Além de técnicos do TSE, participam do conselho
representantes de governo, Exército, Polícia Federal, Ministério Público
Eleitoral, Agência Brasileira de Inteligência (Abin), Comitê Gestor da
Internet, acadêmicos e outros especialistas. Segundo o TSE, o grupo discute uma
minuta de resolução específica para lidar com as notícias falsas no ambiente
eleitoral, mas ainda não foram divulgadas ações mais concretas.
Precedente
Por ora, o assunto fake news é regulado pela parte relativa à
internet na resolução que disciplina a propaganda eleitoral como um todo
(Resolução 23.551/2017). Pela norma, quem divulgar “fatos sabidamente
inverídicos” sobre os candidatos está sujeito a ser obrigado a retirar o
conteúdo do ar, mediante decisão judicial.
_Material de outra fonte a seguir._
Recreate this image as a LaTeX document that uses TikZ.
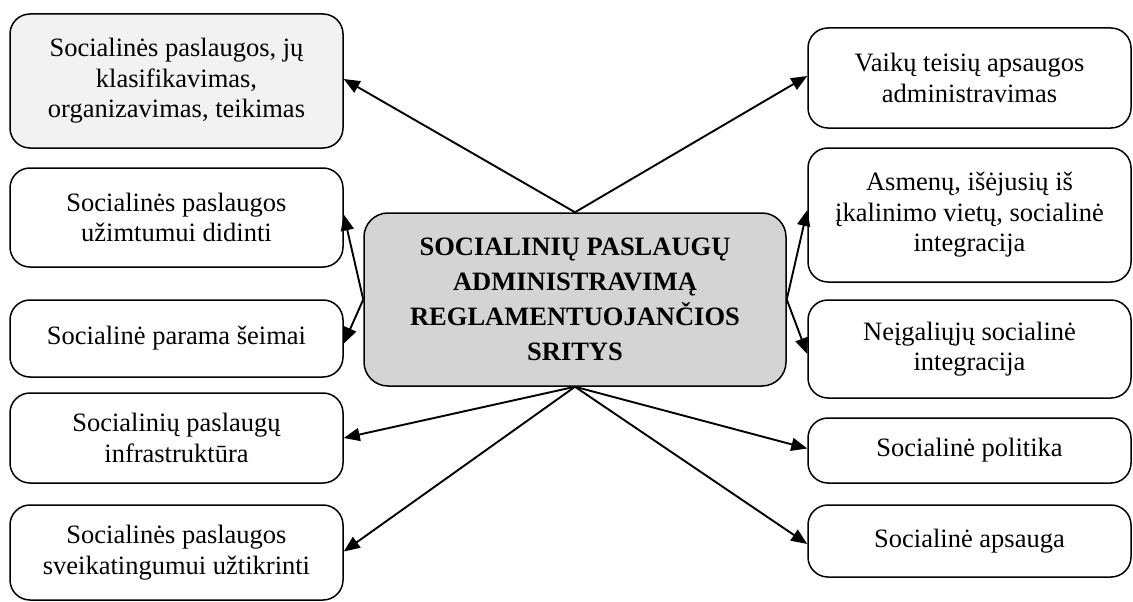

A resolução foi aplicada pela primeira vez em 6 de junho,
quando o ministro Sergio Banhos deu 48 horas para o Facebook tirar do ar
publicações de um perfil chamado “Partido Anti-PT”, com 1,7 milhão de
seguidores, que associavam Marina Silva, pré-candidata à Presidência pelo
partido Rede Sustentabilidade, a esquemas de pagamento de propina na Operação
Lava Jato.
O ministro acolheu os argumentos da defesa, que constatou que
Marina não é alvo de nenhum inquérito da operação. Banhos ressaltou alguns
pontos que demonstravam com clareza tratar-se de notícias falsas, como a
redação exagerada e efusiva, a falta de indicação de fontes ou referências para
as informações e até erros de gramática e coesão nos textos.
Efetividade
Na previsão da advogada Karina Kufa, coordenadora de direito
eleitoral do Instituto de Direito Público de São Paulo (IDP-SP), a Justiça
Eleitoral deve ser inundada por reclamações do tipo, uma vez que, para um
conteúdo ser retirado do ar, é preciso que o candidato ofendido acione o TSE e
indique a URL (endereço eletrônico) a ser derrubada.
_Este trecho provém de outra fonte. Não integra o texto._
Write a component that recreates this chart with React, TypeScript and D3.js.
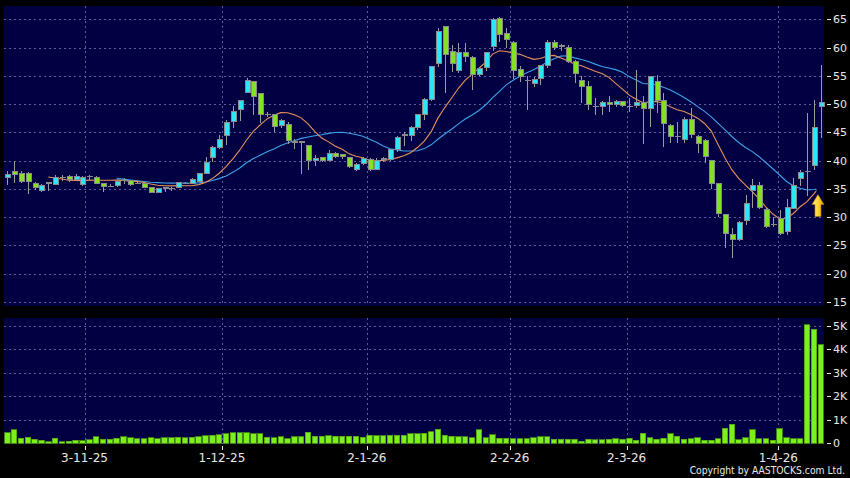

“Acredito que muitos candidatos vão procurar derrubar, mas
não sei se vai ter uma efetividade. Às vezes se derruba um perfil e no dia
seguinte tem outros cinco perfis no mesmo sentido”, ponderou Kufa. Ela lembrou
ainda o compartilhamento via aplicativos de mensagens instantâneas.
Caso consiga identificar o autor da informação falsa, o
candidato ofendido pode tentar responsabilizá-lo também na esfera penal, pelos
crimes de calúnia, injúria ou difamação. É possível ainda abrir processo ainda
na esfera cível, com pedido de indenização.
Liberdade de expressão
O advogado Marcellus Ferreira Pinto destacou, porém, que
qualquer tentativa do TSE de combater as fake news precisa ser “relativizada em
nome da liberdade de expressão”, que é um direito constitucional. Diante desse
limitador, “a Justiça Eleitoral faz o que pode”, avaliou Karina Kufa.
Ambos concordaram que se ficar comprovado o uso massivo de
notícias falsas, seja em benefício próprio ou em prejuízo de algum adversário,
a eleição de determinado candidato pode vir a ser alvo de impugnação mesmo após
a diplomação no cargo. (Com informações da Agência Brasil).